— BEGIN Supplied data —

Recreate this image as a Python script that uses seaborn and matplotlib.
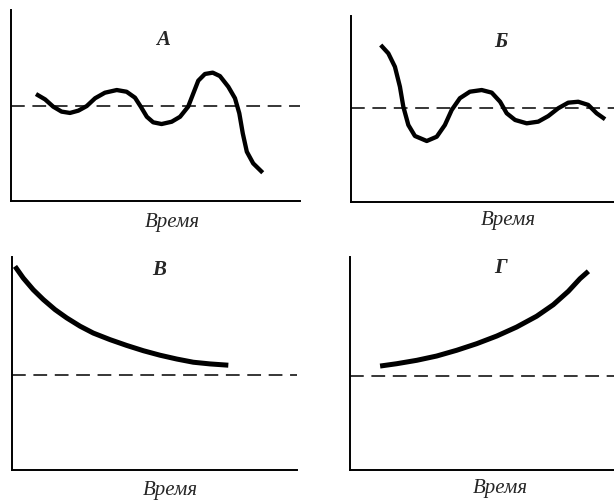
import matplotlib
matplotlib.use('Agg')
import matplotlib.pyplot as plt
import seaborn as sns
import pandas as pd

# ===[ Data: ]=================================================================
# coordinates are on a 0..100 scale inside every panel
panel_names = ['А', 'Б', 'В', 'Г']
x_label = 'Время'
baseline = [50, 50.5, 44.6, 44.1]

a_x = [8.65, 11.8, 14.6, 17.5, 20.4, 23.3, 26.2, 29.1, 32.5, 36.6, 40.0,
       42.9, 44.9, 47.0, 49.2, 52.1, 55.6, 58.5, 61.3, 63.1, 64.8, 67.1,
       69.8, 72.3, 75.2, 77.5, 79.0, 80.2, 81.6, 83.8, 87.1]
a_y = [56.0, 53.2, 49.4, 46.8, 46.1, 47.3, 49.7, 53.8, 56.7, 58.1, 57.2,
       54.1, 49.4, 44.1, 41.2, 40.3, 41.5, 44.1, 49.4, 56.4, 63.0, 66.5,
       67.2, 65.4, 59.8, 53.8, 45.9, 35.4, 25.8, 19.7, 14.8]

b_x = [11.3, 14.2, 16.7, 18.6, 19.9, 21.8, 24.3, 28.8, 32.6, 35.7, 38.3,
       41.4, 45.2, 49.7, 53.5, 56.7, 59.2, 62.4, 66.8, 71.2, 75.0, 78.8,
       82.6, 86.4, 90.2, 93.4, 96.6]
b_y = [84.4, 79.9, 72.7, 62.0, 51.2, 41.4, 35.5, 32.8, 35.1, 41.4, 49.5,
       55.8, 59.3, 60.2, 58.8, 53.9, 47.7, 44.1, 42.3, 43.2, 46.2, 50.4,
       53.4, 53.9, 52.2, 47.7, 44.5]

v_x = [1.05, 3.96, 7.47, 11.0, 15.1, 19.2, 23.9, 28.5, 34.4, 40.2, 46.1,
       51.9, 57.8, 63.6, 69.5, 75.9]
v_y = [95.6, 90.1, 84.6, 80.0, 75.3, 71.4, 67.5, 64.3, 61.2, 58.5, 56.0,
       53.9, 52.1, 50.6, 49.8, 49.2]

g_x = [11.4, 17.7, 25.3, 32.8, 40.4, 48.0, 55.6, 63.1, 70.7, 77.0, 82.7,
       87.1, 90.3]
g_y = [48.8, 49.9, 51.5, 53.5, 56.2, 59.3, 62.9, 67.1, 72.2, 77.6, 83.9,
       89.8, 93.3]

curves = [(a_x, a_y), (b_x, b_y), (v_x, v_y), (g_x, g_y)]


# ===[ Main: ]=================================================================
def main():
    sns.set_style('white')
    plt.rcParams['font.family'] = ['Liberation Serif', 'DejaVu Serif']

    fig = plt.figure(figsize=(6.14, 5.0), dpi=100)
    # panel boxes in pixels: left, top, right, bottom
    boxes = [(11, 10, 300, 201), (351, 16, 614, 202),
             (12, 257, 297, 470), (350, 257, 614, 470)]
    name_pos = [(0.526, 0.843), (0.57, 0.86), (0.516, 0.94), (0.572, 0.948)]
    lab_pos = [(0.56, -0.11), (0.597, -0.097), (0.554, -0.094), (0.568, -0.085)]
    widths = [3.1, 3.1, 3.6, 3.6]

    for i, (l, t, r, b) in enumerate(boxes):
        ax = fig.add_axes([l / 614, (500 - b) / 500, (r - l) / 614, (b - t) / 500])
        xs, ys = curves[i]
        df = pd.DataFrame({'t': xs, 'v': ys})
        sns.lineplot(data=df, x='t', y='v', sort=False, ax=ax,
                     color='black', linewidth=widths[i], solid_capstyle='butt',
                     solid_joinstyle='round')
        ax.axhline(baseline[i], color='black', linewidth=1.1,
                   linestyle=(0, (9, 5)))
        ax.set_xlim(0, 100)
        ax.set_ylim(0, 100)
        ax.set_xticks([])
        ax.set_yticks([])
        ax.set_ylabel('')
        for s in ['top', 'right']:
            ax.spines[s].set_visible(False)
        for s in ['left', 'bottom']:
            ax.spines[s].set_color('black')
            ax.spines[s].set_linewidth(1.4)
        ax.set_xlabel(x_label, fontsize=15, style='italic', va='center')
        ax.xaxis.set_label_coords(*lab_pos[i])
        ax.text(name_pos[i][0], name_pos[i][1], panel_names[i],
                transform=ax.transAxes, fontsize=15, fontweight='bold',
                style='italic', ha='center', va='center')

    fig.savefig('out.png', dpi=100)


if __name__ == '__main__':
    main()
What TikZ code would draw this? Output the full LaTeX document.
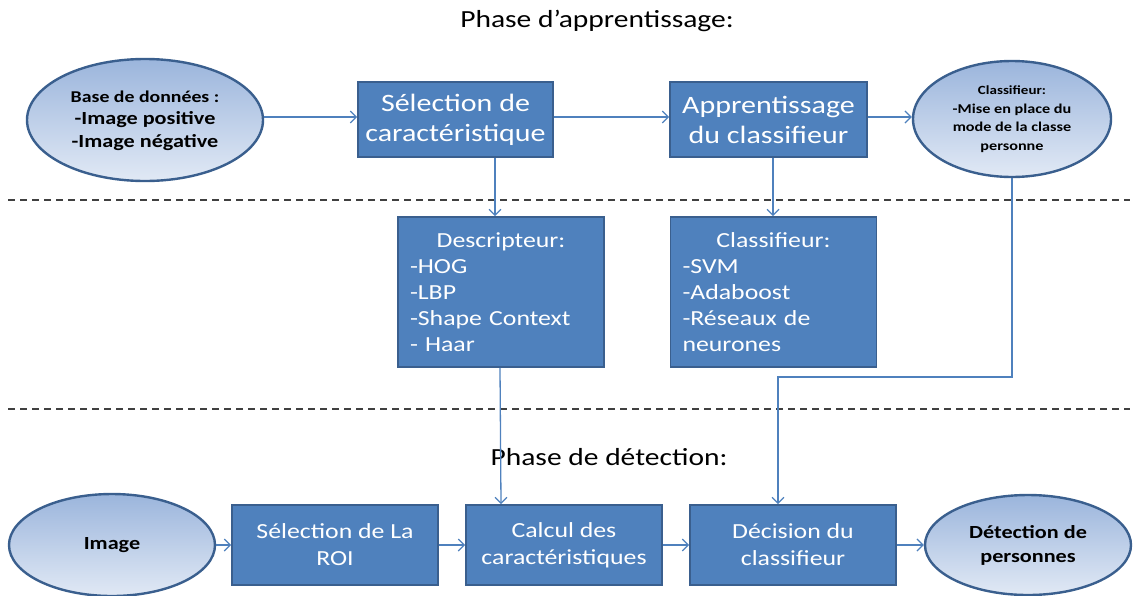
\documentclass[tikz,border=0pt]{standalone}
\usepackage{fontspec}
\setmainfont{Carlito}[FakeStretch=1.2]
\usetikzlibrary{shapes.geometric,arrows.meta,calc}
\definecolor{boxblue}{HTML}{4F81BD}
\definecolor{boxedge}{HTML}{3A5F8E}
\definecolor{elltop}{HTML}{9BB5DC}
\definecolor{ellbot}{HTML}{E1E9F5}
\definecolor{dashgray}{HTML}{404040}
\tikzset{
  bluebox/.style={draw=boxedge, line width=1.8pt, fill=boxblue, text=white, inner sep=0pt,
    font=\fontsize{25}{30}\selectfont, align=center},
  lowbox/.style={bluebox, font=\fontsize{21.5}{27}\selectfont, minimum height=80pt},
  listbox/.style={draw=boxedge, line width=1.8pt, fill=boxblue, text=white, inner sep=0pt,
    font=\fontsize{21.5}{26}\selectfont, align=left, text width=182pt,
    minimum width=206pt, minimum height=150pt},
  oval/.style={ellipse, draw=boxedge, line width=2.4pt, top color=elltop, bottom color=ellbot,
    inner sep=0pt, text=black},
  arr/.style={draw=boxblue, line width=1.3pt, -{Straight Barb[length=6pt,width=12pt,line width=1.2pt]}},
  sep/.style={draw=dashgray, line width=1.4pt, dash pattern=on 7pt off 5pt},
  title/.style={font=\fontsize{24.6}{28}\selectfont, text=black}
}
\begin{document}
\begin{tikzpicture}[x=1pt,y=-1pt]
\useasboundingbox (0,0) rectangle (1140,595);

% titles
\node[title] (t1) at (597,21) {Phase d’apprentissage:};
\node[title] (t2) at (609,457) {Phase de détection:};

% separators
\coordinate (s1a) at (8,200); \coordinate (s1b) at (1130,200);
\coordinate (s2a) at (8,409); \coordinate (s2b) at (1130,409);
\draw[sep] (s1a) -- (s1b);
\draw[sep] (s2a) -- (s2b);

% learning phase
\node[oval, minimum width=236pt, minimum height=122pt,
      font=\fontsize{18.5}{22.5}\selectfont\bfseries] (db) at (145,120)
  {\begin{tabular}{@{}c@{}}
   {\fontsize{16.5}{20}\selectfont Base de données :}\\
   -Image positive\\
   -Image négative
   \end{tabular}};
\node[bluebox, minimum width=195pt, minimum height=75pt] (sel) at (455.5,119.5)
  {Sélection de\\caractéristique};
\node[bluebox, minimum width=197pt, minimum height=75pt] (app) at (768.5,119.5)
  {Apprentissage\\du classifieur};
\node[oval, minimum width=198pt, minimum height=116pt,
      font=\fontsize{13.5}{18.5}\selectfont\bfseries] (cls) at (1012,119)
  {\begin{tabular}{@{}c@{}}
   {\fontsize{12.5}{18}\selectfont Classifieur:}\\
   -Mise en place du\\
   mode de la classe\\
   personne
   \end{tabular}};

\node[listbox] (desc) at (501,292)
  {\makebox[\linewidth][c]{Descripteur:}\\-HOG\\-LBP\\-Shape Context\\- Haar};
\node[listbox] (clf) at (773.5,292)
  {\makebox[\linewidth][c]{Classifieur:}\\-SVM\\-Adaboost\\-Réseaux de\\neurones};

% detection phase
\node[oval, minimum width=206pt, minimum height=102pt,
      font=\fontsize{18.5}{21}\selectfont\bfseries] (img) at (112,545) {Image};
\node[lowbox, minimum width=206pt] (roi) at (335,545) {Sélection de La\\ROI};
\node[lowbox, minimum width=196pt] (calc) at (564,545) {Calcul des\\caractéristiques};
\node[lowbox, minimum width=206pt] (dec) at (793,545) {Décision du\\classifieur};
\node[oval, minimum width=206pt, minimum height=100pt, align=center,
      font=\fontsize{18.5}{24}\selectfont\bfseries] (det) at (1028,545)
  {Détection de\\personnes};

% connectors
\draw[arr] (db.east |- 0,117) -- (sel.west |- 0,117);
\draw[arr] (sel.east |- 0,117) -- (app.west |- 0,117);
\draw[arr] (app.east |- 0,117) -- (cls.west |- 0,117);
\draw[arr] ([xshift=39.5pt]sel.south) -- ([xshift=-6pt]desc.north);
\draw[arr] ([xshift=4.5pt]app.south) -- ([xshift=-0.5pt]clf.north);
\draw[arr] ([xshift=-1pt]desc.south) -- (calc.north -| desc.south);
\coordinate (c1) at (1012,377);
\coordinate (c2) at (778,377);
\draw[arr] (cls.south) -- (c1) -- (c2) -- (dec.north -| c2);
\draw[arr] (img.east) -- (roi.west);
\draw[arr] (roi.east) -- (calc.west);
\draw[arr] (calc.east) -- (dec.west);
\draw[arr] (dec.east) -- (det.west);
\end{tikzpicture}
\end{document}
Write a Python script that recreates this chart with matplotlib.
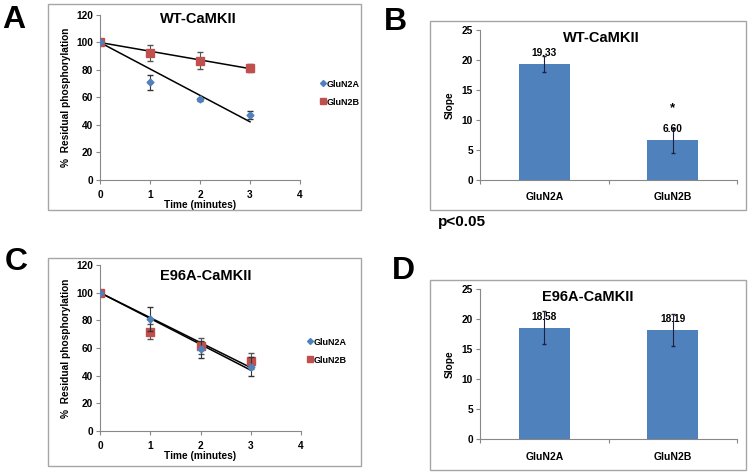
import matplotlib
matplotlib.use('Agg')
import matplotlib.pyplot as plt
import numpy as np
from matplotlib.patches import Rectangle
from matplotlib.lines import Line2D

plt.rcParams['font.family'] = ['Liberation Sans', 'DejaVu Sans']
plt.rcParams['font.weight'] = 'bold'

# %% data
time = [0, 1, 2, 3]
series = ['GluN2A', 'GluN2B']

# WT-CaMKII residual phosphorylation (%)
wt_2a = [100, 71, 58.7, 47.5]
wt_2a_err = [0, 5.5, 1, 3]
wt_2b = [100, 92.6, 86.8, 81.7]
wt_2b_err = [0, 5.8, 6.3, 3]

# E96A-CaMKII residual phosphorylation (%)
e96_2a = [100, 81, 59, 46.5]
e96_2a_err = [0, 8.5, 6, 6.7]
e96_2b = [100, 71.8, 61.5, 50.8]
e96_2b_err = [0, 5.5, 5.5, 5.8]

# slopes
wt_slope = [19.33, 6.60]
wt_slope_err = [1.3, 2.1]
e96_slope = [18.58, 18.19]
e96_slope_err = [2.8, 2.7]

blue = '#4F81BD'
red = '#C0504D'
W, H = 750, 473

fig = plt.figure(figsize=(7.5, 4.73), dpi=100)


def px_axes(l, t, r, b):
    return fig.add_axes([l / W, 1 - b / H, (r - l) / W, (b - t) / H])


def frame(l, t, r, b):
    fig.patches.append(Rectangle((l / W, 1 - b / H), (r - l) / W, (b - t) / H,
                                 transform=fig.transFigure, fill=False,
                                 edgecolor='#a6a6a6', linewidth=1.0, zorder=0))


def style_axes(ax):
    for s in ['top', 'right']:
        ax.spines[s].set_visible(False)
    for s in ['left', 'bottom']:
        ax.spines[s].set_color('#888888')
        ax.spines[s].set_linewidth(0.8)
    ax.tick_params(which='both', color='#888888', length=3, width=0.8,
                   labelsize=7.3, pad=2)
    for lab in ax.get_xticklabels() + ax.get_yticklabels():
        lab.set_fontweight('bold')


def line_panel(ax, a, a_err, b, b_err, title_xy, title, legend_xy):
    t = np.array(time)
    for y in [a, b]:
        # linear trend with intercept fixed at 100
        k = np.sum(t * (np.array(y) - 100)) / np.sum(t * t)
        ax.plot(t, 100 + k * t, color='black', linewidth=1.1, zorder=2)
    ax.errorbar(time, b, yerr=b_err, fmt='s', color=red, ms=5.5,
                ecolor='#555555', elinewidth=0.8, capsize=2, zorder=3)
    ax.errorbar(time, a, yerr=a_err, fmt='D', color=blue, ms=3.5,
                ecolor='#333333', elinewidth=0.8, capsize=2, zorder=4)
    ax.set_xlim(0, 4)
    ax.set_ylim(0, 120)
    ax.set_xticks([0, 1, 2, 3, 4])
    ax.set_yticks(range(0, 121, 20))
    ax.tick_params(axis='x', direction='out')
    ax.set_xlabel('Time (minutes)', fontsize=7.3, fontweight='bold', labelpad=0)
    ax.set_ylabel('%  Residual phosphorylation', fontsize=7.3,
                  fontweight='bold', labelpad=4)
    style_axes(ax)
    ax.tick_params(axis='x', pad=4)
    fig.text(title_xy[0] / W, 1 - title_xy[1] / H, title, fontsize=10.5,
             fontweight='bold', ha='center', va='center')
    handles = [Line2D([], [], marker='D', color=blue, ls='none', ms=3),
               Line2D([], [], marker='s', color=red, ls='none', ms=5)]
    fig.legend(handles, series, loc='upper left', frameon=False,
               bbox_to_anchor=(legend_xy[0] / W, 1 - legend_xy[1] / H),
               prop={'size': 6.5, 'weight': 'bold'}, handlelength=0.6,
               handletextpad=0.1, labelspacing=1.0, borderpad=0)


def bar_panel(ax, vals, errs, title_xy, title, star=False):
    x = np.arange(len(series))
    ax.bar(x, vals, width=0.4, color=blue, zorder=2)
    ax.errorbar(x, vals, yerr=errs, fmt='none', ecolor='#1f1f3f',
                elinewidth=0.8, capsize=1.5, zorder=3)
    for xi, v, e in zip(x, vals, errs):
        ax.text(xi, v + 1.0, f'{v:.2f}', ha='center', va='bottom',
                fontsize=7.3, fontweight='bold')
    if star:
        ax.text(x[1], 11.0, '*', ha='center', va='bottom', fontsize=9.5,
                fontweight='bold')
    ax.set_xlim(-0.5, 1.5)
    ax.set_ylim(0, 25)
    ax.set_yticks(range(0, 26, 5))
    ax.set_xticks(x)
    ax.set_xticklabels(series)
    ax.set_xticks([-0.5, 0.5, 1.5], minor=True)
    ax.set_ylabel('Slope', fontsize=7.3, fontweight='bold', labelpad=5)
    style_axes(ax)
    ax.tick_params(axis='x', which='major', length=0, pad=9, labelsize=7.5)
    ax.tick_params(axis='x', which='minor', length=3)
    fig.text(title_xy[0] / W, 1 - title_xy[1] / H, title, fontsize=10.5,
             fontweight='bold', ha='center', va='center')


# %% frames
frame(48, 4, 361, 210)
frame(430, 21, 746, 210)
frame(48, 258, 361, 466)
frame(430, 280, 746, 470)

# %% panels
axA = px_axes(100, 15, 300, 180)
line_panel(axA, wt_2a, wt_2a_err, wt_2b, wt_2b_err, (198, 19), 'WT-CaMKII', (316, 75))

axB = px_axes(480, 30, 737, 180)
bar_panel(axB, wt_slope, wt_slope_err, (601, 38), 'WT-CaMKII', star=True)

axC = px_axes(100, 265, 301, 431)
line_panel(axC, e96_2a, e96_2a_err, e96_2b, e96_2b_err, (206, 276), 'E96A-CaMKII', (303, 333))

axD = px_axes(480, 289, 737, 439)
bar_panel(axD, e96_slope, e96_slope_err, (588, 297), 'E96A-CaMKII')

# %% letters and note
for lab, x, y in [('A', 2, 20), ('B', 384, 22), ('C', 5, 262), ('D', 392, 271)]:
    fig.text(x / W, 1 - y / H, lab, fontsize=23, fontweight='bold',
             ha='left', va='center')
fig.text(438 / W, 1 - 222 / H, 'p<0.05', fontsize=11, fontweight='bold',
         ha='left', va='center')

plt.savefig('out.png', dpi=100)
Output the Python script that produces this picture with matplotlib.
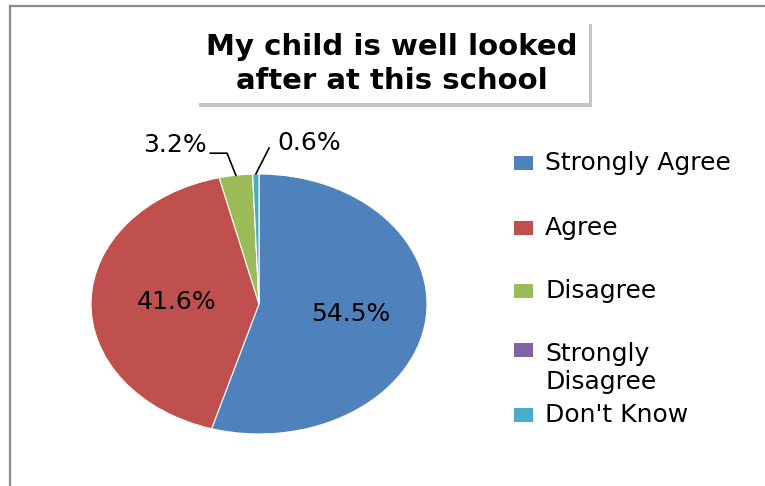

— END Supplied data —

# Problem requirements
Search the entries for the string "with" and collect each line that has it.

# Reply
Write a Python script that recreates this chart with matplotlib.
        # linear trend with intercept fixed at 100
Output the Python script that produces this picture with matplotlib.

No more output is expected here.